Wednesday, July 14, 2010

The Right to Write

Okay, you caught me. This is just a rant. A rant about writing, but still just a rant.

Several years ago I wrote a story, a piece of flash fiction, which I now call The Human Cycle. Only one person besides myself has read it. I posted it online for two hours one night, but I took it down soon after, before it got any hits.

If you ask me, it's the best thing I've ever written. I have never been prouder of anything. I love that story. It's only 926 words, but it took my 8 months to write.

So who is that one person who saw it? And why wouldn't I show anyone else?

The person who read it was a friend of mine. She had watched me labor over it for months, but hadn't read it.
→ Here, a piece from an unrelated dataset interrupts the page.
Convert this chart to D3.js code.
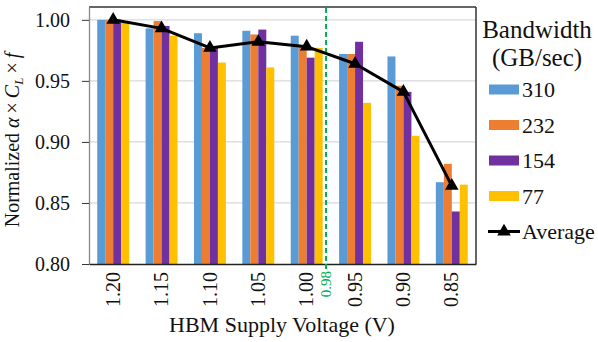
<!DOCTYPE html>
<html>
<head>
<meta charset="utf-8">
<script src="https://cdn.jsdelivr.net/npm/d3@7"></script>
</head>
<body style="margin:0; font-family: 'Liberation Serif', 'Times New Roman', serif;">
<script>
(function(){
    // data
    var voltages = ['1.20', '1.15', '1.10', '1.05', '1.00', '0.95', '0.90', '0.85'];
    var seriesKeys = ['310', '232', '154', '77'];
    var bw310 = [1.000, 0.993, 0.989, 0.991, 0.987, 0.972, 0.970, 0.867];
    var bw232 = [1.000, 0.999, 0.977, 0.988, 0.978, 0.972, 0.946, 0.882];
    var bw154 = [1.000, 0.995, 0.977, 0.992, 0.969, 0.982, 0.941, 0.843];
    var bw77  = [0.999, 0.987, 0.965, 0.961, 0.977, 0.932, 0.905, 0.865];
    var average = [1.000, 0.993, 0.977, 0.982, 0.978, 0.964, 0.941, 0.864];
    var yTicks = [0.80, 0.85, 0.90, 0.95, 1.00];
    var markerVoltage = 0.98;

    var seriesVals = { '310': bw310, '232': bw232, '154': bw154, '77': bw77 };
    var colors = { '310': '#5B9BD5', '232': '#ED7D31', '154': '#7030A0', '77': '#FFC000' };
    var FONT = "'Liberation Serif'";

    var W = 598, H = 342;
    var margin = { top: 7, right: 122, bottom: 78, left: 89 };
    var width = W - margin.left - margin.right;
    var height = H - margin.top - margin.bottom;

    var root = d3.select('body').append('svg')
        .attr('width', W).attr('height', H)
        .attr('font-family', 'Liberation Serif');
    var svg = root.append('g')
        .attr('transform', 'translate(' + margin.left + ',' + margin.top + ')');

    function serif(sel) {
        return sel.attr('font-family', 'Liberation Serif').style('font-family', FONT);
    }

    var x0 = d3.scaleBand().domain(voltages).range([0, width]).paddingInner(0.34).paddingOuter(0.17);
    var x1 = d3.scaleBand().domain(seriesKeys).range([0, x0.bandwidth()]);
    // linear voltage position (for the 0.98 V marker)
    var xv = d3.scaleLinear()
        .domain([+voltages[0], +voltages[voltages.length - 1]])
        .range([x0(voltages[0]) + x0.bandwidth() / 2, x0(voltages[voltages.length - 1]) + x0.bandwidth() / 2]);
    var y = d3.scaleLinear().domain([0.80, 1.0105]).range([height, 0]);

    // gridlines
    svg.append('g').selectAll('line')
        .data(yTicks.slice(1))
        .enter().append('line')
        .attr('x1', 0).attr('x2', width)
        .attr('y1', function(d){ return y(d); }).attr('y2', function(d){ return y(d); })
        .attr('stroke', '#d9d9d9').attr('stroke-width', 1.3);

    // bars
    voltages.forEach(function(v, i){
        var g = svg.append('g').attr('transform', 'translate(' + x0(v) + ',0)');
        seriesKeys.forEach(function(k){
            var val = seriesVals[k][i];
            g.append('rect')
                .attr('x', x1(k)).attr('width', x1.bandwidth())
                .attr('y', y(val)).attr('height', height - y(val))
                .attr('fill', colors[k]);
        });
    });

    // frame
    svg.append('line').attr('x1', 0).attr('x2', width).attr('y1', 0).attr('y2', 0)
        .attr('stroke', '#333').attr('stroke-width', 1.5);
    svg.append('line').attr('x1', width).attr('x2', width).attr('y1', 0).attr('y2', height)
        .attr('stroke', '#333').attr('stroke-width', 1.5);

    // y axis
    var yAxisG = svg.append('g')
        .call(d3.axisLeft(y).tickValues(yTicks).tickFormat(d3.format('.2f')).tickSize(7).tickPadding(12).tickSizeOuter(0));
    serif(yAxisG);
    yAxisG.select('.domain').attr('stroke', '#888').attr('stroke-width', 1.3);
    yAxisG.selectAll('.tick line').attr('stroke', '#333');
    serif(yAxisG.selectAll('text').attr('font-size', 20).attr('fill', '#111'));

    // x axis
    var xAxisG = svg.append('g')
        .attr('transform', 'translate(0,' + height + ')')
        .call(d3.axisBottom(x0).tickSize(0).tickPadding(0).tickSizeOuter(0));
    serif(xAxisG);
    xAxisG.select('.domain').attr('stroke', '#222').attr('stroke-width', 1.5);
    serif(xAxisG.selectAll('text')
        .attr('transform', 'rotate(-90)')
        .attr('text-anchor', 'end')
        .attr('x', -8).attr('y', 0).attr('dy', '0.33em')
        .attr('font-size', 20).attr('fill', '#111'));

    // 0.98 V dashed marker
    var mx = xv(markerVoltage);
    svg.append('line')
        .attr('x1', mx).attr('x2', mx).attr('y1', 1).attr('y2', height + 5)
        .attr('stroke', '#00B050').attr('stroke-width', 2).attr('stroke-dasharray', '5,3');
    serif(svg.append('text'))
        .attr('transform', 'translate(' + mx + ',' + (height + 7) + ') rotate(-90)')
        .attr('text-anchor', 'end').attr('dy', '0.33em')
        .attr('font-size', 15).attr('fill', '#00B050')
        .text(markerVoltage.toFixed(2));

    // average line
    var cx = function(i){ return x0(voltages[i]) + x0.bandwidth() / 2; };
    var line = d3.line()
        .x(function(d, i){ return cx(i); })
        .y(function(d){ return y(d); });
    svg.append('path').datum(average)
        .attr('fill', 'none').attr('stroke', '#000').attr('stroke-width', 3)
        .attr('stroke-linejoin', 'round')
        .attr('d', line);
    var tri = d3.symbol().type(d3.symbolTriangle).size(80);
    svg.append('g').selectAll('path')
        .data(average).enter().append('path')
        .attr('d', tri)
        .attr('transform', function(d, i){ return 'translate(' + cx(i) + ',' + y(d) + ')'; })
        .attr('fill', '#000');

    // axis titles
    serif(root.append('text'))
        .attr('x', 282).attr('y', 332)
        .attr('text-anchor', 'middle').attr('font-size', 22).attr('fill', '#111')
        .text('HBM Supply Voltage (V)');

    var yt = serif(root.append('text'))
        .attr('transform', 'translate(19,' + 140 + ') rotate(-90)')
        .attr('text-anchor', 'middle').attr('font-size', 20).attr('fill', '#111');
    yt.append('tspan').text('Normalized ');
    yt.append('tspan').attr('font-style', 'italic').text('α');
    yt.append('tspan').attr('dx', 4).text('×');
    yt.append('tspan').attr('dx', 4).attr('font-style', 'italic').text('C');
    yt.append('tspan').attr('font-style', 'italic').attr('font-size', 13).attr('dy', 4).text('L');
    yt.append('tspan').attr('dy', -4).attr('dx', 4).text('×');
    yt.append('tspan').attr('dx', 4).attr('font-style', 'italic').text('f');

    // legend
    var legend = root.append('g');
    serif(legend.append('text')).attr('x', 537).attr('y', 38).attr('text-anchor', 'middle')
        .attr('font-size', 25).attr('fill', '#111').text('Bandwidth');
    serif(legend.append('text')).attr('x', 537).attr('y', 66).attr('text-anchor', 'middle')
        .attr('font-size', 25).attr('fill', '#111').text('(GB/sec)');
    var rowY = [89.5, 125, 160.5, 196];
    seriesKeys.forEach(function(k, i){
        legend.append('rect')
            .attr('x', 489).attr('y', rowY[i] - 5).attr('width', 30).attr('height', 10)
            .attr('fill', colors[k]);
        serif(legend.append('text'))
            .attr('x', 522).attr('y', rowY[i]).attr('dy', '0.35em')
            .attr('font-size', 22).attr('fill', '#111').text(k);
    });
    var avgY = 231.5;
    legend.append('line').attr('x1', 488).attr('x2', 520).attr('y1', avgY).attr('y2', avgY)
        .attr('stroke', '#000').attr('stroke-width', 3);
    legend.append('path').attr('d', tri)
        .attr('transform', 'translate(504,' + avgY + ')').attr('fill', '#000');
    serif(legend.append('text'))
        .attr('x', 522).attr('y', avgY).attr('dy', '0.35em')
        .attr('font-size', 22).attr('fill', '#111').text('Average');
})();
</script>
</body>
</html>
When I finally finished it, I printed out a copy and handed it over.

She read it, looked me in the eye and said "Have you ever heard the phrase 'write what you know?' How do you know what it's like to be in the delivery room. You have no right to write this." She shrugged, like it was no big deal, and then tore the two page story down the middle.
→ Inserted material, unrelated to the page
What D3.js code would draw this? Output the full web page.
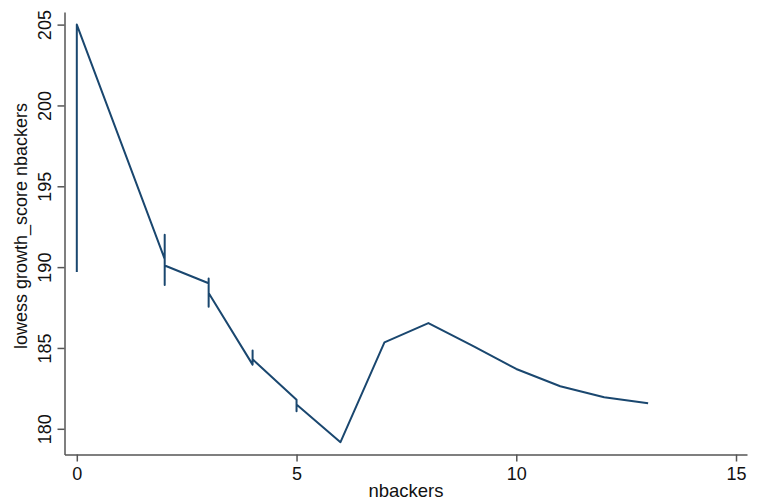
<!DOCTYPE html>
<html>
<head>
<meta charset="utf-8">
<script src="https://cdn.jsdelivr.net/npm/d3@7"></script>
<style>
  body { margin: 0; background: #fff; }
  svg { display: block; font-family: "Liberation Sans", Arial, sans-serif; }
</style>
</head>
<body>
<svg id="grafica"></svg>
<script>
const svg_w = 757;
const svg_h = 502;

// valores (lowess ordenado por nbackers, con empates)
const nbackers = [0, 0, 2, 2, 2, 2, 3, 3, 3, 3, 4, 4, 4, 5, 5, 5, 6, 7, 8, 9, 10, 11, 12, 13];
const lowess = [189.7, 205.0, 190.5, 192.0, 188.9, 190.1, 189.0, 189.3, 187.55, 188.4,
  183.97, 184.85, 184.3, 181.8, 181.09, 181.5, 179.17, 185.35, 186.54, 185.14,
  183.7, 182.63, 181.95, 181.58];

const x_ticks = [0, 5, 10, 15];
const y_ticks = [180, 185, 190, 195, 200, 205];

const data = nbackers.map((d, i) => ({x: d, y: lowess[i]}));

let svg = d3.select("#grafica")
  .attr("width", svg_w)
  .attr("height", svg_h);

// escalas
let x_scale = d3.scaleLinear()
  .domain([-0.28, 15.25])
  .range([64.5, 747]);

let y_scale = d3.scaleLinear()
  .domain([178.41, 205.78])
  .range([454.5, 12]);

const axis_color = "#555";

// eje x
let gx = svg.append("g")
  .attr("transform", "translate(0,454.5)")
  .call(d3.axisBottom(x_scale).tickValues(x_ticks).tickSize(7).tickPadding(6).tickSizeOuter(0));

gx.select(".domain").attr("stroke", axis_color).attr("stroke-width", 1.5);
gx.selectAll(".tick line").attr("stroke", axis_color).attr("stroke-width", 1.5);
gx.selectAll(".tick text")
  .attr("font-size", 18)
  .attr("fill", "#111")
  .attr("font-family", "Liberation Sans, Arial, sans-serif");

// eje y
let gy = svg.append("g")
  .attr("transform", "translate(64.5,0)")
  .call(d3.axisLeft(y_scale).tickValues(y_ticks).tickSize(7).tickSizeOuter(0));

gy.select(".domain").attr("stroke", axis_color).attr("stroke-width", 1.5);
gy.selectAll(".tick line").attr("stroke", axis_color).attr("stroke-width", 1.5);
gy.selectAll(".tick text")
  .attr("font-size", 18)
  .attr("fill", "#111")
  .attr("font-family", "Liberation Sans, Arial, sans-serif")
  .attr("x", null)
  .attr("dy", null)
  .attr("text-anchor", "middle")
  .attr("transform", "translate(-14,0) rotate(-90)");

// títulos
svg.append("text")
  .attr("x", 406)
  .attr("y", 497)
  .attr("text-anchor", "middle")
  .attr("font-size", 18.5)
  .attr("fill", "#111")
  .text("nbackers");

svg.append("text")
  .attr("transform", "translate(27,226) rotate(-90)")
  .attr("text-anchor", "middle")
  .attr("font-size", 18)
  .attr("fill", "#111")
  .text("lowess growth_score nbackers");

// línea lowess
let line = d3.line()
  .x(d => x_scale(d.x))
  .y(d => y_scale(d.y));

svg.append("path")
  .datum(data)
  .attr("d", line)
  .attr("fill", "none")
  .attr("stroke", "#1a476f")
  .attr("stroke-width", 2)
  .attr("stroke-linejoin", "round");
</script>
</body>
</html>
She was right. The opening scene was about a woman giving birth. It's a short paragraph, but very emotional none-the-less. I have never given birth, and I have never been in the room when someone else gave birth. I have no personal experience with it. Maybe that did make me unqualified. I am now afraid to show it to people.

I have been told probably hundreds of times that my writing wasn't good enough. It's been implied even more than that. But none of that ever bothered me more than necessary. I can handle being told that I suck. I can't handle being told that I'm not "allowed" to write things.

I know better now. I know that I have the right to write whatever I want, but now I can't bring myself to let people see The Human Cycle. It's become too private.